• _Required task_: For this exercise, repeat all of the material verbatim apart from its images.
--- Start ---
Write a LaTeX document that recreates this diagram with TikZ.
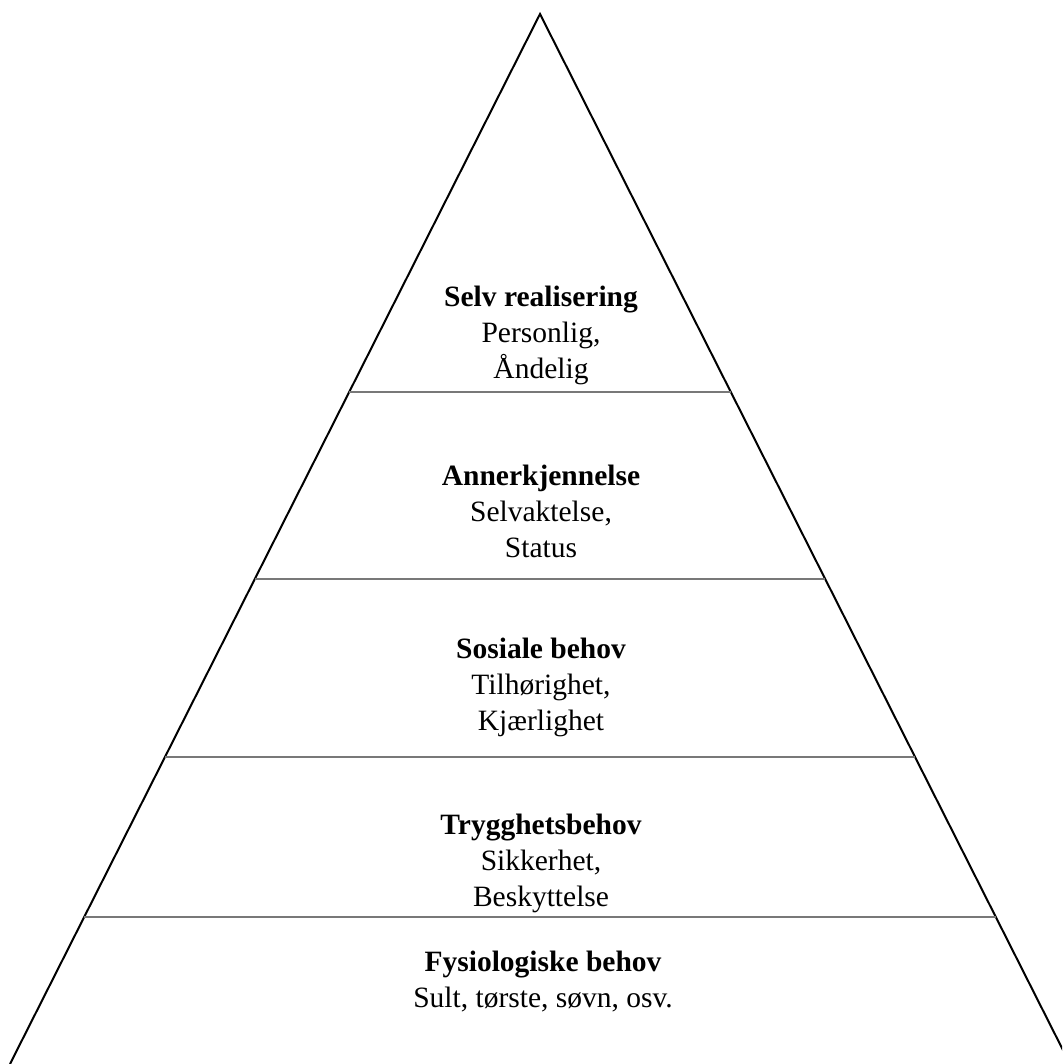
\documentclass[tikz,border=0pt]{standalone}
\usepackage{fontspec}
\setmainfont{Liberation Serif}
\usetikzlibrary{calc}
\definecolor{divider}{RGB}{120,120,120}
\tikzset{
  side/.style={line width=2pt, black, line join=miter},
  divline/.style={line width=2.2pt, divider},
  label/.style={align=center, inner sep=0pt, anchor=base, font=\fontsize{29.5}{36}\selectfont}
}
\begin{document}
\begin{tikzpicture}[x=1pt,y=-1pt]
\useasboundingbox (0,0) rectangle (1062,1064);
\clip (0,0) rectangle (1062,1064);
\coordinate (A) at (540,14);
\coordinate (BL) at (10,1064);
\coordinate (BR) at (1070,1064);
\draw[side] (BL) -- (A) -- (BR);
\foreach \t/\n in {0.36/a,0.538/b,0.7076/c,0.86/d}{
  \coordinate (L\n) at ($(A)!\t!(BL)$);
  \coordinate (R\n) at ($(A)!\t!(BR)$);
  \draw[divline] (L\n) -- (R\n);
}
\node[label] (t1) at (541,378) {\textbf{Selv realisering}\\Personlig,\\Åndelig};
\node[label] (t2) at (541,557) {\textbf{Annerkjennelse}\\Selvaktelse,\\Status};
\node[label] (t3) at (541,730) {\textbf{Sosiale behov}\\Tilhørighet,\\Kjærlighet};
\node[label] (t4) at (541,906) {\textbf{Trygghetsbehov}\\Sikkerhet,\\Beskyttelse};
\node[label] (t5) at (543,1007) {\textbf{Fysiologiske behov}\\Sult, tørste, søvn, osv.};
\end{tikzpicture}
\end{document}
--- End ---
• _Output_:
Write a LaTeX document that recreates this diagram with TikZ.
\documentclass[tikz,border=0pt]{standalone}
\usepackage{fontspec}
\setmainfont{Liberation Serif}
\usetikzlibrary{calc}
\definecolor{divider}{RGB}{120,120,120}
\tikzset{
  side/.style={line width=2pt, black, line join=miter},
  divline/.style={line width=2.2pt, divider},
  label/.style={align=center, inner sep=0pt, anchor=base, font=\fontsize{29.5}{36}\selectfont}
}
\begin{document}
\begin{tikzpicture}[x=1pt,y=-1pt]
\useasboundingbox (0,0) rectangle (1062,1064);
\clip (0,0) rectangle (1062,1064);
\coordinate (A) at (540,14);
\coordinate (BL) at (10,1064);
\coordinate (BR) at (1070,1064);
\draw[side] (BL) -- (A) -- (BR);
\foreach \t/\n in {0.36/a,0.538/b,0.7076/c,0.86/d}{
  \coordinate (L\n) at ($(A)!\t!(BL)$);
  \coordinate (R\n) at ($(A)!\t!(BR)$);
  \draw[divline] (L\n) -- (R\n);
}
\node[label] (t1) at (541,378) {\textbf{Selv realisering}\\Personlig,\\Åndelig};
\node[label] (t2) at (541,557) {\textbf{Annerkjennelse}\\Selvaktelse,\\Status};
\node[label] (t3) at (541,730) {\textbf{Sosiale behov}\\Tilhørighet,\\Kjærlighet};
\node[label] (t4) at (541,906) {\textbf{Trygghetsbehov}\\Sikkerhet,\\Beskyttelse};
\node[label] (t5) at (543,1007) {\textbf{Fysiologiske behov}\\Sult, tørste, søvn, osv.};
\end{tikzpicture}
\end{document}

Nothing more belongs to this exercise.